--- BEGIN Working data ---

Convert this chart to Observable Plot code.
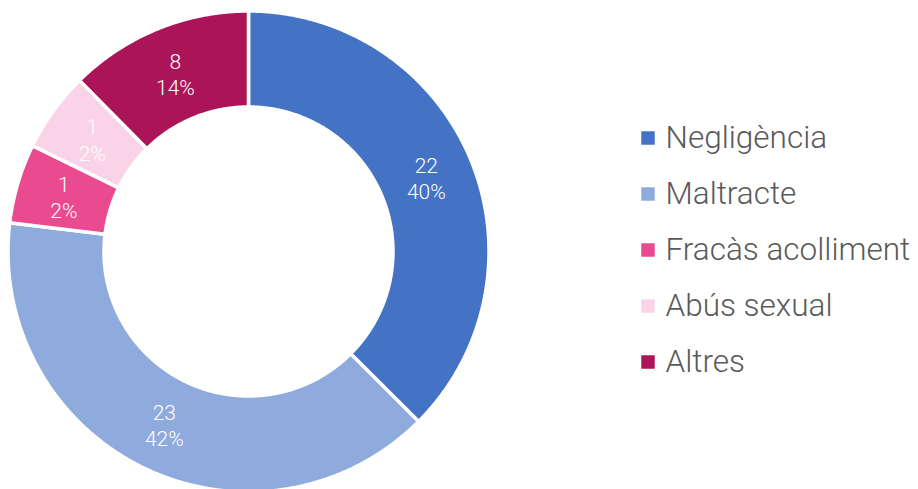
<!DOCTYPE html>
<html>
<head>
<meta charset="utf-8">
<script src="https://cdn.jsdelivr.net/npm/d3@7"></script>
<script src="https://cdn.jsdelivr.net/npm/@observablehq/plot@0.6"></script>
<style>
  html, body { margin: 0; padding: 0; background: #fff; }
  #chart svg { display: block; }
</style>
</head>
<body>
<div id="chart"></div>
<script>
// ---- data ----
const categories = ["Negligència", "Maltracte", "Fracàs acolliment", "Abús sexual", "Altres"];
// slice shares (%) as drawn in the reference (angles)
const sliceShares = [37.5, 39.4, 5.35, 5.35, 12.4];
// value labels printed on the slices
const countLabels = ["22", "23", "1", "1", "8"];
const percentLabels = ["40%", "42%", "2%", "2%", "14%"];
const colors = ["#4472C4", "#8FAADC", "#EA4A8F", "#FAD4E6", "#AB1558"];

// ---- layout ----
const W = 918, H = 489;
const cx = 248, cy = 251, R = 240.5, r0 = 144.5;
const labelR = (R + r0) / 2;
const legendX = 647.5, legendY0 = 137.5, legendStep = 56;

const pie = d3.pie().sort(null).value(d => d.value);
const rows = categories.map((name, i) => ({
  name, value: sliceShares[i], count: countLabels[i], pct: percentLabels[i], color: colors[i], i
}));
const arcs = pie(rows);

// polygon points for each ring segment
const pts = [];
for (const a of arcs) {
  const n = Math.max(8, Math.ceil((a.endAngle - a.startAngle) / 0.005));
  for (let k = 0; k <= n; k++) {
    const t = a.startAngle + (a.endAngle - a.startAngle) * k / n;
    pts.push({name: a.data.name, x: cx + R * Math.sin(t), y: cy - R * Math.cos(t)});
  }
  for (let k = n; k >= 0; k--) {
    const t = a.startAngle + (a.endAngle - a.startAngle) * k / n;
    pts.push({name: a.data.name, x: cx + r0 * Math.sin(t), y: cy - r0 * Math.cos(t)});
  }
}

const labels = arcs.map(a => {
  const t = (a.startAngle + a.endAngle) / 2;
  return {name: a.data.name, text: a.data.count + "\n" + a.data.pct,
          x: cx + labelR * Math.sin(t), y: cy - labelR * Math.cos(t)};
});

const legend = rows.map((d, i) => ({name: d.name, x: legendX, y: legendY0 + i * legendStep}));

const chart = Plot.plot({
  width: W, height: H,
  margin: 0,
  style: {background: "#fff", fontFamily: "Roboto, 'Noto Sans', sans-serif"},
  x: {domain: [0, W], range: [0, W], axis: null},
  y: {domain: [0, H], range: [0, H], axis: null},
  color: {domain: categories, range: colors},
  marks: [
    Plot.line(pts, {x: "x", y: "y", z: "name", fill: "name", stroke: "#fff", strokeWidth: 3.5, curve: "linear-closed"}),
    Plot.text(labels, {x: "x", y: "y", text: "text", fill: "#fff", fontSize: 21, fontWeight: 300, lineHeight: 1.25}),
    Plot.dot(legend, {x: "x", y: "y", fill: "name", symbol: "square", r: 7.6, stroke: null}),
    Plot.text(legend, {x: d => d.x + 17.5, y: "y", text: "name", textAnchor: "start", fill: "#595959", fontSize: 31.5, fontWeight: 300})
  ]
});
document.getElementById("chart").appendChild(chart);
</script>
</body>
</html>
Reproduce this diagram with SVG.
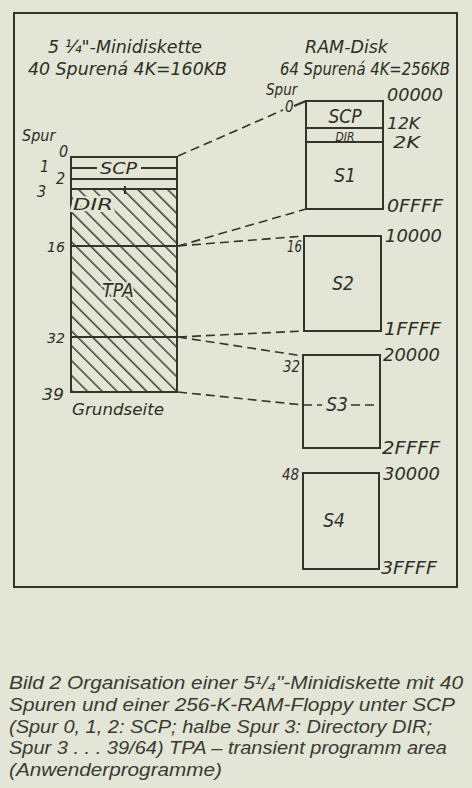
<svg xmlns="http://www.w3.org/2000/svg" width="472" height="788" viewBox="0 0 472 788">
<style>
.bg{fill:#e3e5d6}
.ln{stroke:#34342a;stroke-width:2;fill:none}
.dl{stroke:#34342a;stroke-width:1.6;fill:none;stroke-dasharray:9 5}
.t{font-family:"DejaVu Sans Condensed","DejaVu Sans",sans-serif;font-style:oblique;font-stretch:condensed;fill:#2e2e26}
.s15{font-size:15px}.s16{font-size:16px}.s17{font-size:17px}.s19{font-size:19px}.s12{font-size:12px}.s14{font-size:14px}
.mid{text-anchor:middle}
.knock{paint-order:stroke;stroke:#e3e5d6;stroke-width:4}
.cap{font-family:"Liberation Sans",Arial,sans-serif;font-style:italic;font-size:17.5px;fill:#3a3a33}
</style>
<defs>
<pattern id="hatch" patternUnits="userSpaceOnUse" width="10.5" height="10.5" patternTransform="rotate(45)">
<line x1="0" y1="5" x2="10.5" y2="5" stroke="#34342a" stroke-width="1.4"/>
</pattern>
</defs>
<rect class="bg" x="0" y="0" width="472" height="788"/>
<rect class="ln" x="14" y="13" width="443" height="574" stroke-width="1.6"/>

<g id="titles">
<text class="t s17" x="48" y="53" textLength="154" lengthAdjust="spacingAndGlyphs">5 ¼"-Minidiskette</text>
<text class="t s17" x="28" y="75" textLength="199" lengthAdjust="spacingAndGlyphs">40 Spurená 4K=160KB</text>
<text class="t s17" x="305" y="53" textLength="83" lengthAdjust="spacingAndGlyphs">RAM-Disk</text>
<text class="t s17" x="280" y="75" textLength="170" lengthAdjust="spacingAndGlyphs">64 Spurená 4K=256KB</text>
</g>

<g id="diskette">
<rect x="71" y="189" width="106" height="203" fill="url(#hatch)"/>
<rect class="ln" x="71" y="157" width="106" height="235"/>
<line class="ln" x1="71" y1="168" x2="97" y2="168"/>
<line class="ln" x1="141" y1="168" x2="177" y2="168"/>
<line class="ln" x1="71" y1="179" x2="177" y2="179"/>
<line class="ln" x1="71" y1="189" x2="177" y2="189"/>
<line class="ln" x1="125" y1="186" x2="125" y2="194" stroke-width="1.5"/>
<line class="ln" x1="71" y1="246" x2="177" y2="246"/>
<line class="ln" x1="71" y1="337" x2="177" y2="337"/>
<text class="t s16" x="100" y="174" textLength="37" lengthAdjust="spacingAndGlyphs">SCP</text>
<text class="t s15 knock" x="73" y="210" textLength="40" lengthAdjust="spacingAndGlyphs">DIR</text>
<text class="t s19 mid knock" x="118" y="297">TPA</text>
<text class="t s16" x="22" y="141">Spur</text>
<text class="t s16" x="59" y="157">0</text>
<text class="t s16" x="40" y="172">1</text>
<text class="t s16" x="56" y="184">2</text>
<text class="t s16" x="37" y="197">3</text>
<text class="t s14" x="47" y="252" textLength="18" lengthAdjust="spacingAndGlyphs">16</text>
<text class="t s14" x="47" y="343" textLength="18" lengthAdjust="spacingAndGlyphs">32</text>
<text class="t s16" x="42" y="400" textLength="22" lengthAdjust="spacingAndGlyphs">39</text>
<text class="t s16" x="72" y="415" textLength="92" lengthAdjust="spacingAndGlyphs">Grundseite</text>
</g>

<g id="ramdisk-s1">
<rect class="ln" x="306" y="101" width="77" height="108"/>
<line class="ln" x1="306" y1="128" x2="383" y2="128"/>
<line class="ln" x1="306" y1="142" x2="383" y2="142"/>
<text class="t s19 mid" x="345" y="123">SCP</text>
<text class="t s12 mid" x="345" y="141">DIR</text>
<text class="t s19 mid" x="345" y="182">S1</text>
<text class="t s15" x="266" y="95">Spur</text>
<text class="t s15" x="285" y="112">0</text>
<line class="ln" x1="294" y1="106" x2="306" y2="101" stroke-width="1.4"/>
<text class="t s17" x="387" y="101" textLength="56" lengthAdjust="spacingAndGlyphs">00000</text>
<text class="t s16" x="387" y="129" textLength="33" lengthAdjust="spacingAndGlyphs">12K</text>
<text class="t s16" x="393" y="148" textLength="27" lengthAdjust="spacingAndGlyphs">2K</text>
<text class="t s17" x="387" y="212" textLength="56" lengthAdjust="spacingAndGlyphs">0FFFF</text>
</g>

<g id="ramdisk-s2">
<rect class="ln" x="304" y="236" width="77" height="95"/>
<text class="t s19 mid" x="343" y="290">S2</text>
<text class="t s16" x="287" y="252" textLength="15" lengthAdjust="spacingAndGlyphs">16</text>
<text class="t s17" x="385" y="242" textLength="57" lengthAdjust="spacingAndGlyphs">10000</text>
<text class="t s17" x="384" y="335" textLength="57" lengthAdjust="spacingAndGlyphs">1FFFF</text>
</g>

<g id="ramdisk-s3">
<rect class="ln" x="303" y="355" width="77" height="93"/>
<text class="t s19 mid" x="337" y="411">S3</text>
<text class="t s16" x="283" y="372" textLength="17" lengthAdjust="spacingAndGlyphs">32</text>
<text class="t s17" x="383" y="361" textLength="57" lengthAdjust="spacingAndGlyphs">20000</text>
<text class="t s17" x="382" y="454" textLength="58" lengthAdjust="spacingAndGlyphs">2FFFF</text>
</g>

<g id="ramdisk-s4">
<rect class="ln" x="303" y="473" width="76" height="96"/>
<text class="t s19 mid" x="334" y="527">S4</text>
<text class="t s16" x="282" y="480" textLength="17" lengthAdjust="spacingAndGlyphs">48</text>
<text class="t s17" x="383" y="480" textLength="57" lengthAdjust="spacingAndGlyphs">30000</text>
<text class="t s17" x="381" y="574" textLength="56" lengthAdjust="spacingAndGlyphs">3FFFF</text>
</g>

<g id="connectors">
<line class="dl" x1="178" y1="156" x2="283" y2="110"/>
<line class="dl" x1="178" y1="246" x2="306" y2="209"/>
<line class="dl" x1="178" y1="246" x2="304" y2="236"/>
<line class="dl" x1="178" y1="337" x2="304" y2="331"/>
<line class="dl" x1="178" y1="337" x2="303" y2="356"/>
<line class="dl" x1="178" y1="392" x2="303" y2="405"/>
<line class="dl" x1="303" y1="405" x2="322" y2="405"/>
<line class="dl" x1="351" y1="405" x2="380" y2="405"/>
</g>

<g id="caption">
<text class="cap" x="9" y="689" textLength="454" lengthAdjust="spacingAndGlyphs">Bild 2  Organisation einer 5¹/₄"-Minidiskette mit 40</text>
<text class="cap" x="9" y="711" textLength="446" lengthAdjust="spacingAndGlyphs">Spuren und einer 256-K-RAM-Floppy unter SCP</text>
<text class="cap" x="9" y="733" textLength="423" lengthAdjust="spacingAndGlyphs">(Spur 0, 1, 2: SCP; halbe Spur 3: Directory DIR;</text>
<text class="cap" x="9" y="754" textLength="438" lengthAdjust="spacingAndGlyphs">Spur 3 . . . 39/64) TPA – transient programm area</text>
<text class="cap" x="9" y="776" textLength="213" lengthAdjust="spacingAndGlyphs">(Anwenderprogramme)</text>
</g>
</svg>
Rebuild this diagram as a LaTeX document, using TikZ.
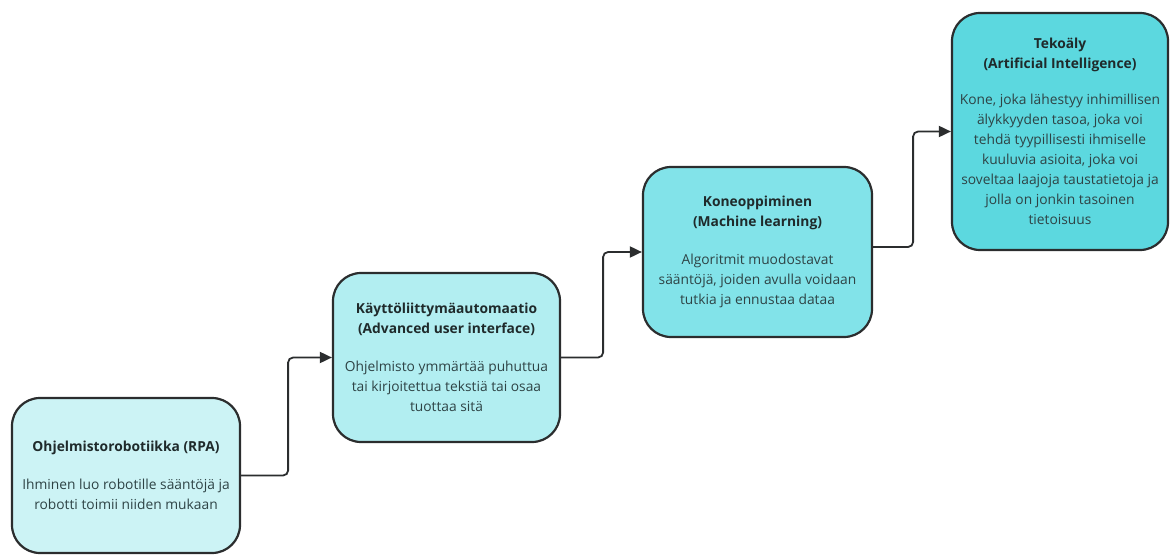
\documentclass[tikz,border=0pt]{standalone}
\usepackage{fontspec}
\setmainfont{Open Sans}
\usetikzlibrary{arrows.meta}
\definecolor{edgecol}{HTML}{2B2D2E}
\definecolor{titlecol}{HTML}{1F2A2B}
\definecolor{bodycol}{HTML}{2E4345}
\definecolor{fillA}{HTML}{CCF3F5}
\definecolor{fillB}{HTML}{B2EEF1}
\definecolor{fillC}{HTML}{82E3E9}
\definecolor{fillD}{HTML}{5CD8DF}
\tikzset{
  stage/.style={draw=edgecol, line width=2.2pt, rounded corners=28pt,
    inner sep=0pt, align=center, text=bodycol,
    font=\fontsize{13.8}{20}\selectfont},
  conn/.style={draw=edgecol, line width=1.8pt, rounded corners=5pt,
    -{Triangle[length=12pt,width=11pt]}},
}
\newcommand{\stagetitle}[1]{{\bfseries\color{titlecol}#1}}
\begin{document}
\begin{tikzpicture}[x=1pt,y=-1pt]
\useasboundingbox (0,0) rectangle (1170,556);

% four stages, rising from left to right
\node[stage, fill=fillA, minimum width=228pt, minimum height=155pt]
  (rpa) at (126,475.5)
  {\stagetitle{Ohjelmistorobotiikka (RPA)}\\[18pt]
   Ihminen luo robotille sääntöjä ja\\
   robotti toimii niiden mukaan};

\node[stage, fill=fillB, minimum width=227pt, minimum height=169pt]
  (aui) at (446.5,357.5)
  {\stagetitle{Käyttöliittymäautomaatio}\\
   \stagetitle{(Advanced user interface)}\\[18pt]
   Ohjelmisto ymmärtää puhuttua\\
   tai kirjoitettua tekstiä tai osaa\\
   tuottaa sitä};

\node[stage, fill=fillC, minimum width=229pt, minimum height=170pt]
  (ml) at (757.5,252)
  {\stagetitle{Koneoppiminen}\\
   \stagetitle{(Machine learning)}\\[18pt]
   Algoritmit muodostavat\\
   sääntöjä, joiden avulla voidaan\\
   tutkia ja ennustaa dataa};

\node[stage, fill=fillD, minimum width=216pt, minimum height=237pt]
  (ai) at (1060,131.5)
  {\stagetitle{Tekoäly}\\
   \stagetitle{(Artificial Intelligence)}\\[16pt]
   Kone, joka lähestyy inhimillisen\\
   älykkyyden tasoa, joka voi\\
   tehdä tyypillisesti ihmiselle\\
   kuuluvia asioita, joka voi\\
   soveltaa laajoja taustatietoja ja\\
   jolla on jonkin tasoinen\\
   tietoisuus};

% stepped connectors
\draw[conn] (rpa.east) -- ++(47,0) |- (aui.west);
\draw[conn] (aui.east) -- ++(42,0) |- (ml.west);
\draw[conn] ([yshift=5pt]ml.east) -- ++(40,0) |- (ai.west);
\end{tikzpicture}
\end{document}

--- END Working data ---

Tally the lines that hold the string "this" and state the total, nothing more.

3